I suspect that, like me, most readers of Robert Frost (1874-1963), have tended to think of him as the quintessential New England poet. "Few poets, before or after, have so consistently or specifically evoked a particular place," writes Jay Parini, one of Frost's many biographers. It's interesting, then, to note that Frost traveled more than any poet of his generation, teaching, lecturing and giving readings all over the United States. And while he was, by his own account, "not much on foreign parts," he visited many foreign countries as well.
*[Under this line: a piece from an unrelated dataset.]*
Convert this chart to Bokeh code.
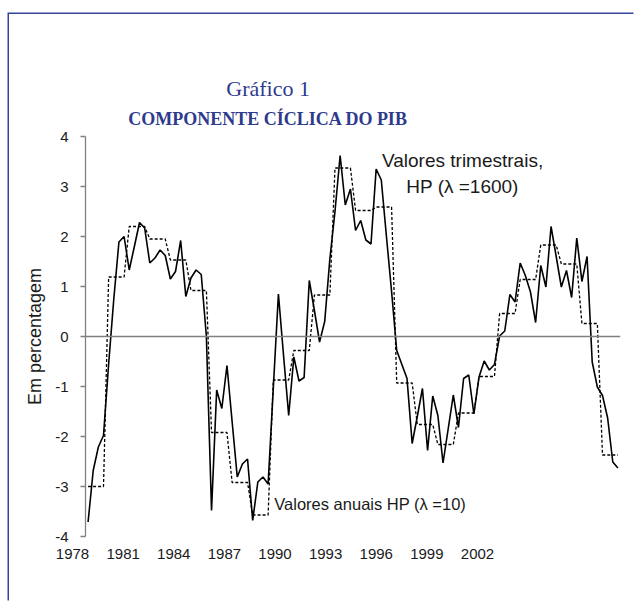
from bokeh.plotting import figure
from bokeh.models import Range1d, FixedTicker, Span, Label, LinearAxis
from bokeh.embed import file_html
from bokeh.resources import INLINE

# Quarterly cyclical component (HP, lambda=1600), 1978Q1 - 2003Q4
quarterly = [
    -3.71, -2.68, -2.21, -1.98,   # 1978
    -0.55, 0.75, 1.89, 2.00,      # 1979
    1.33, 1.80, 2.28, 2.17,       # 1980
    1.47, 1.57, 1.73, 1.62,       # 1981
    1.15, 1.30, 1.92, 0.80,       # 1982
    1.17, 1.33, 1.24, 0.00,       # 1983
    -3.48, -1.07, -1.44, -0.58,   # 1984
    -1.70, -2.81, -2.55, -2.45,   # 1985
    -3.68, -2.91, -2.81, -2.95,   # 1986
    -1.05, 0.85, -0.38, -1.58,    # 1987
    -0.41, -0.89, -0.82, 1.12,    # 1988
    0.52, -0.11, 0.30, 1.55,      # 1989
    2.50, 3.62, 2.63, 2.95,       # 1990
    2.12, 2.32, 1.93, 1.85,       # 1991
    3.35, 3.13, 2.00, 0.90,       # 1992
    -0.28, -0.56, -0.84, -2.14,   # 1993
    -1.60, -1.04, -2.28, -1.19,   # 1994
    -1.58, -2.53, -1.85, -1.17,   # 1995
    -1.82, -0.84, -0.77, -1.55,   # 1996
    -0.81, -0.49, -0.67, -0.56,   # 1997
    0.01, 0.11, 0.84, 0.69,       # 1998
    1.47, 1.22, 0.89, 0.28,       # 1999
    1.42, 0.99, 2.20, 1.60,       # 2000
    0.99, 1.32, 0.78, 1.97,       # 2001
    1.10, 1.60, -0.51, -1.01,     # 2002
    -1.18, -1.63, -2.51, -2.63,   # 2003
]

# Annual cyclical component (HP, lambda=10), 1978 - 2003
years = list(range(1978, 2004))
annual = [-3.00, 1.19, 2.20, 1.95, 1.53, 0.92, -1.92, -2.92, -3.57, -0.87,
          -0.28, 0.83, 3.37, 2.52, 2.59, -0.93, -1.76, -2.16, -1.53, -0.80,
          0.46, 1.14, 1.83, 1.45, 0.26, -2.37]

tick_years = [1978, 1981, 1984, 1987, 1990, 1993, 1996, 1999, 2002]
y_ticks = [-4, -3, -2, -1, 0, 1, 2, 3, 4]

n = len(quarterly)
qx = list(range(n))
annual_q = [v for v in annual for _ in range(4)]
# the year labels of the original sit on a compressed spacing; the labels are
# padded on the right (non-breaking spaces) so the first one can sit left of
# the value axis while its tick stays inside the plotted range
PAD = "\u00a0" * 8
tick_pos = [round(0.22 + 9.84 * k, 2) for k in range(len(tick_years))]

NAVY = "#2e3a8c"
FRAME = "#34449a"
GRAY = "#808080"
TXT = "#1a1a1a"

p = figure(width=626, height=588, output_backend="svg", toolbar_location=None,
           x_range=Range1d(-0.5, n - 0.5), y_range=Range1d(-4, 4),
           min_border_left=76, min_border_right=15, min_border_top=122,
           min_border_bottom=66, title=None)
p.outline_line_color = None
p.xgrid.grid_line_color = None
p.ygrid.grid_line_color = None
p.background_fill_color = "white"
p.border_fill_color = "white"
p.styles = {"margin-left": "9px", "margin-top": "14px",
            "box-shadow": "-1.5px -1.5px 0 0 " + FRAME}

# x axis: labels only
xa = p.xaxis[0]
xa.ticker = FixedTicker(ticks=tick_pos)
xa.major_label_overrides = {t: str(y) + PAD for t, y in zip(tick_pos, tick_years)}
xa.axis_line_color = None
xa.major_tick_line_color = None
xa.minor_tick_line_color = None
xa.major_label_text_font = "Liberation Sans"
xa.major_label_text_font_size = "15px"
xa.major_label_text_color = TXT
xa.major_label_standoff = 2

ya = p.yaxis[0]
ya.ticker = FixedTicker(ticks=y_ticks)
ya.major_label_overrides = {t: str(t) for t in y_ticks}
ya.axis_line_color = GRAY
ya.axis_line_width = 1.3
ya.major_tick_line_color = GRAY
ya.major_tick_line_width = 1.3
ya.major_tick_out = 5
ya.major_tick_in = 0
ya.minor_tick_line_color = None
ya.major_label_text_font = "Liberation Sans"
ya.major_label_text_font_size = "15px"
ya.major_label_text_color = TXT
ya.major_label_standoff = 12
ya.axis_label = "Em percentagem"
ya.axis_label_text_font = "Liberation Sans"
ya.axis_label_text_font_style = "normal"
ya.axis_label_text_font_size = "18px"
ya.axis_label_text_color = TXT
ya.axis_label_standoff = 7

# titles as single-label axes stacked above the plot
title_x = 35
ax_sub = LinearAxis(ticker=FixedTicker(ticks=[title_x]),
                    major_label_overrides={title_x: "COMPONENTE CÍCLICA DO PIB"})
ax_main = LinearAxis(ticker=FixedTicker(ticks=[title_x]),
                     major_label_overrides={title_x: "Gráfico 1"})
for ax in (ax_sub, ax_main):
    ax.axis_line_color = None
    ax.major_tick_line_color = None
    ax.minor_tick_line_color = None
    ax.major_tick_out = 0
    ax.major_tick_in = 0
    ax.major_label_text_font = "Liberation Serif"
    ax.major_label_text_color = NAVY
ax_sub.major_label_text_font_size = "18px"
ax_sub.major_label_text_font_style = "bold"
ax_sub.major_label_standoff = 8
ax_main.major_label_text_font_size = "22px"
ax_main.major_label_standoff = 5
p.add_layout(ax_sub, "above")
p.add_layout(ax_main, "above")

p.add_layout(Span(location=0, dimension="width", line_color=GRAY, line_width=1.5))

p.line(qx, annual_q, line_color="black", line_width=1.3, line_dash="3 2")
p.line(qx, quarterly, line_color="black", line_width=1.6)

p.add_layout(Label(x=72.8, y=3.26, text="Valores trimestrais,\nHP (λ =1600)",
                   text_align="center", text_baseline="middle",
                   text_font="Liberation Sans", text_font_size="19px",
                   text_color=TXT, text_line_height=1.2))
p.add_layout(Label(x=36.2, y=-3.35, text="Valores anuais HP (λ =10)",
                   text_align="left", text_baseline="middle",
                   text_font="Liberation Sans", text_font_size="16.5px",
                   text_color=TXT))

open("out.html", "w").write(file_html(p, INLINE))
Frost's first foray abroad was to England, where he spent a little over two years (September 1912 through February 1915), working on poems that went into his first two collections. In 1928, he and his family again traveled to Europe, where he met fellow poets William Butler Yeats and T.S. Eliot. Later, there were other trips: to Cuba in 1939 ("The land is rich: the people are miserably poor"); to Brazil in 1954, for the World Congress of Writers, and afterwards a short visit to Peru; and to Israel, Greece and England in 1961. Frost's last foreign trip, in August 1962, was to the Soviet Union, where he met Khrushchev and the poets Yevgeny Yevtushenko and Anna Akhmatova.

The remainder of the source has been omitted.